start COLLECTED MATERIAL

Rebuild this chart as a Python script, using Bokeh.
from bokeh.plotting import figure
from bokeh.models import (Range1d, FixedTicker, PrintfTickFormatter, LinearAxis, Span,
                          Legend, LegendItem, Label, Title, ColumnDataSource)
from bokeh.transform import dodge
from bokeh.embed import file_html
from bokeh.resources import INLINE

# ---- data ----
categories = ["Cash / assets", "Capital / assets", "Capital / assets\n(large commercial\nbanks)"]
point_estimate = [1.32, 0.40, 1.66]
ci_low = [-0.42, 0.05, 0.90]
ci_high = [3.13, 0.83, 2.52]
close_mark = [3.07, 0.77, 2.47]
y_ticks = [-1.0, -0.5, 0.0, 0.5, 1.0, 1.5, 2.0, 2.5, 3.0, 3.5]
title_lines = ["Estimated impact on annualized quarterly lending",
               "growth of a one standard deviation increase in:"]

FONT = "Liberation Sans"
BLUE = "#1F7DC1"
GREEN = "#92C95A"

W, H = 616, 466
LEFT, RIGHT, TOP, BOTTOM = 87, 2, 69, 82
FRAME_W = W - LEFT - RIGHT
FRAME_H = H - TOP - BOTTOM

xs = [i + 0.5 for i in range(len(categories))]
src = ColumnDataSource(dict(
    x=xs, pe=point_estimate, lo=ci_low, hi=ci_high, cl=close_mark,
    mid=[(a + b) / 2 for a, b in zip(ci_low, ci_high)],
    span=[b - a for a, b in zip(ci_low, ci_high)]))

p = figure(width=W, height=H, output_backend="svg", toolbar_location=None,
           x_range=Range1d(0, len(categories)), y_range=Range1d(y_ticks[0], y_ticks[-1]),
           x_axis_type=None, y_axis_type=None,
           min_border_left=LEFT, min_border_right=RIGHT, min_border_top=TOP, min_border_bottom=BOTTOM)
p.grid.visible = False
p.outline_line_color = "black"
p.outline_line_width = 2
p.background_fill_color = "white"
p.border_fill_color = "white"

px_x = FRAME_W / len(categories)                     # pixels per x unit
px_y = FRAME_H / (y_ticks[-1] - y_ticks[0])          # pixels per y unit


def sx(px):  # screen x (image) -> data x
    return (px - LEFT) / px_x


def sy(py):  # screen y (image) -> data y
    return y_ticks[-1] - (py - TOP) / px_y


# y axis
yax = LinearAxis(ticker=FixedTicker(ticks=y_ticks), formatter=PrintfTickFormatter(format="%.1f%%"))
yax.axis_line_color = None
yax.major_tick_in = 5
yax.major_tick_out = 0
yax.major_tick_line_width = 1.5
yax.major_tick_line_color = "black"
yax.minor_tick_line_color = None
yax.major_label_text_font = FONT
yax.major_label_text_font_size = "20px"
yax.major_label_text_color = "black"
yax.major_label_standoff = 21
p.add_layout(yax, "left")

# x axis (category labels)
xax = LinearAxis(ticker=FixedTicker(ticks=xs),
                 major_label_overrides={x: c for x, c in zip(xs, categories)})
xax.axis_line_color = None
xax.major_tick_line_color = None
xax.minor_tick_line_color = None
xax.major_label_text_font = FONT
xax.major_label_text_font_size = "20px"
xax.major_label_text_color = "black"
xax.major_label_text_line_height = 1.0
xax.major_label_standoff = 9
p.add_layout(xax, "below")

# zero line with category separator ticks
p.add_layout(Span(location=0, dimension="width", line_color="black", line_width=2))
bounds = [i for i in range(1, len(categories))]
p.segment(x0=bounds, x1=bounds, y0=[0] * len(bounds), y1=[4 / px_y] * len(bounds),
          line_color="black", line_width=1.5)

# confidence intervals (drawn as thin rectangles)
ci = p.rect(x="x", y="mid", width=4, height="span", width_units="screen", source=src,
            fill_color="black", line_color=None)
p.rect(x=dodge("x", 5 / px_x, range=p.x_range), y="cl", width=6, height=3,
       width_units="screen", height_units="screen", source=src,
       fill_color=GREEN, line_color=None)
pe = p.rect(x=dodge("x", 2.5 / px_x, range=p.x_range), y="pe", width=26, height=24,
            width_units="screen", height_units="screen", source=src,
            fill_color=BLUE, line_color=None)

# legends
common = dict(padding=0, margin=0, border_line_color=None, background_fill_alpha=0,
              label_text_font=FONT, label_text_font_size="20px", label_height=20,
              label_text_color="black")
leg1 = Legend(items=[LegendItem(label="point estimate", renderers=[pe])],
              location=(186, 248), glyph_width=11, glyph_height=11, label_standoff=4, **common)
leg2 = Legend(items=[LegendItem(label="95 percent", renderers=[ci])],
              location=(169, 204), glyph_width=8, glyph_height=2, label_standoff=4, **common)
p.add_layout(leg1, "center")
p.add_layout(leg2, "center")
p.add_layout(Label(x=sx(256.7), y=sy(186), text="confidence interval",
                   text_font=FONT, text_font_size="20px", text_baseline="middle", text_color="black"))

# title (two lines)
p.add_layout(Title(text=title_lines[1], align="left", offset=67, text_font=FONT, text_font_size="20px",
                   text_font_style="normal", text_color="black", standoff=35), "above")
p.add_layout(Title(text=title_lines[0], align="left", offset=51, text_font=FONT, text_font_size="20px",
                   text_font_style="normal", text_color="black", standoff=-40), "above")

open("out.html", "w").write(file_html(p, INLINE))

end COLLECTED MATERIAL

INSTRUCTION: Produce an exact copy of the whole listing.

TASK RESPONSE:
Rebuild this chart as a Python script, using Bokeh.
from bokeh.plotting import figure
from bokeh.models import (Range1d, FixedTicker, PrintfTickFormatter, LinearAxis, Span,
                          Legend, LegendItem, Label, Title, ColumnDataSource)
from bokeh.transform import dodge
from bokeh.embed import file_html
from bokeh.resources import INLINE

# ---- data ----
categories = ["Cash / assets", "Capital / assets", "Capital / assets\n(large commercial\nbanks)"]
point_estimate = [1.32, 0.40, 1.66]
ci_low = [-0.42, 0.05, 0.90]
ci_high = [3.13, 0.83, 2.52]
close_mark = [3.07, 0.77, 2.47]
y_ticks = [-1.0, -0.5, 0.0, 0.5, 1.0, 1.5, 2.0, 2.5, 3.0, 3.5]
title_lines = ["Estimated impact on annualized quarterly lending",
               "growth of a one standard deviation increase in:"]

FONT = "Liberation Sans"
BLUE = "#1F7DC1"
GREEN = "#92C95A"

W, H = 616, 466
LEFT, RIGHT, TOP, BOTTOM = 87, 2, 69, 82
FRAME_W = W - LEFT - RIGHT
FRAME_H = H - TOP - BOTTOM

xs = [i + 0.5 for i in range(len(categories))]
src = ColumnDataSource(dict(
    x=xs, pe=point_estimate, lo=ci_low, hi=ci_high, cl=close_mark,
    mid=[(a + b) / 2 for a, b in zip(ci_low, ci_high)],
    span=[b - a for a, b in zip(ci_low, ci_high)]))

p = figure(width=W, height=H, output_backend="svg", toolbar_location=None,
           x_range=Range1d(0, len(categories)), y_range=Range1d(y_ticks[0], y_ticks[-1]),
           x_axis_type=None, y_axis_type=None,
           min_border_left=LEFT, min_border_right=RIGHT, min_border_top=TOP, min_border_bottom=BOTTOM)
p.grid.visible = False
p.outline_line_color = "black"
p.outline_line_width = 2
p.background_fill_color = "white"
p.border_fill_color = "white"

px_x = FRAME_W / len(categories)                     # pixels per x unit
px_y = FRAME_H / (y_ticks[-1] - y_ticks[0])          # pixels per y unit


def sx(px):  # screen x (image) -> data x
    return (px - LEFT) / px_x


def sy(py):  # screen y (image) -> data y
    return y_ticks[-1] - (py - TOP) / px_y


# y axis
yax = LinearAxis(ticker=FixedTicker(ticks=y_ticks), formatter=PrintfTickFormatter(format="%.1f%%"))
yax.axis_line_color = None
yax.major_tick_in = 5
yax.major_tick_out = 0
yax.major_tick_line_width = 1.5
yax.major_tick_line_color = "black"
yax.minor_tick_line_color = None
yax.major_label_text_font = FONT
yax.major_label_text_font_size = "20px"
yax.major_label_text_color = "black"
yax.major_label_standoff = 21
p.add_layout(yax, "left")

# x axis (category labels)
xax = LinearAxis(ticker=FixedTicker(ticks=xs),
                 major_label_overrides={x: c for x, c in zip(xs, categories)})
xax.axis_line_color = None
xax.major_tick_line_color = None
xax.minor_tick_line_color = None
xax.major_label_text_font = FONT
xax.major_label_text_font_size = "20px"
xax.major_label_text_color = "black"
xax.major_label_text_line_height = 1.0
xax.major_label_standoff = 9
p.add_layout(xax, "below")

# zero line with category separator ticks
p.add_layout(Span(location=0, dimension="width", line_color="black", line_width=2))
bounds = [i for i in range(1, len(categories))]
p.segment(x0=bounds, x1=bounds, y0=[0] * len(bounds), y1=[4 / px_y] * len(bounds),
          line_color="black", line_width=1.5)

# confidence intervals (drawn as thin rectangles)
ci = p.rect(x="x", y="mid", width=4, height="span", width_units="screen", source=src,
            fill_color="black", line_color=None)
p.rect(x=dodge("x", 5 / px_x, range=p.x_range), y="cl", width=6, height=3,
       width_units="screen", height_units="screen", source=src,
       fill_color=GREEN, line_color=None)
pe = p.rect(x=dodge("x", 2.5 / px_x, range=p.x_range), y="pe", width=26, height=24,
            width_units="screen", height_units="screen", source=src,
            fill_color=BLUE, line_color=None)

# legends
common = dict(padding=0, margin=0, border_line_color=None, background_fill_alpha=0,
              label_text_font=FONT, label_text_font_size="20px", label_height=20,
              label_text_color="black")
leg1 = Legend(items=[LegendItem(label="point estimate", renderers=[pe])],
              location=(186, 248), glyph_width=11, glyph_height=11, label_standoff=4, **common)
leg2 = Legend(items=[LegendItem(label="95 percent", renderers=[ci])],
              location=(169, 204), glyph_width=8, glyph_height=2, label_standoff=4, **common)
p.add_layout(leg1, "center")
p.add_layout(leg2, "center")
p.add_layout(Label(x=sx(256.7), y=sy(186), text="confidence interval",
                   text_font=FONT, text_font_size="20px", text_baseline="middle", text_color="black"))

# title (two lines)
p.add_layout(Title(text=title_lines[1], align="left", offset=67, text_font=FONT, text_font_size="20px",
                   text_font_style="normal", text_color="black", standoff=35), "above")
p.add_layout(Title(text=title_lines[0], align="left", offset=51, text_font=FONT, text_font_size="20px",
                   text_font_style="normal", text_color="black", standoff=-40), "above")

open("out.html", "w").write(file_html(p, INLINE))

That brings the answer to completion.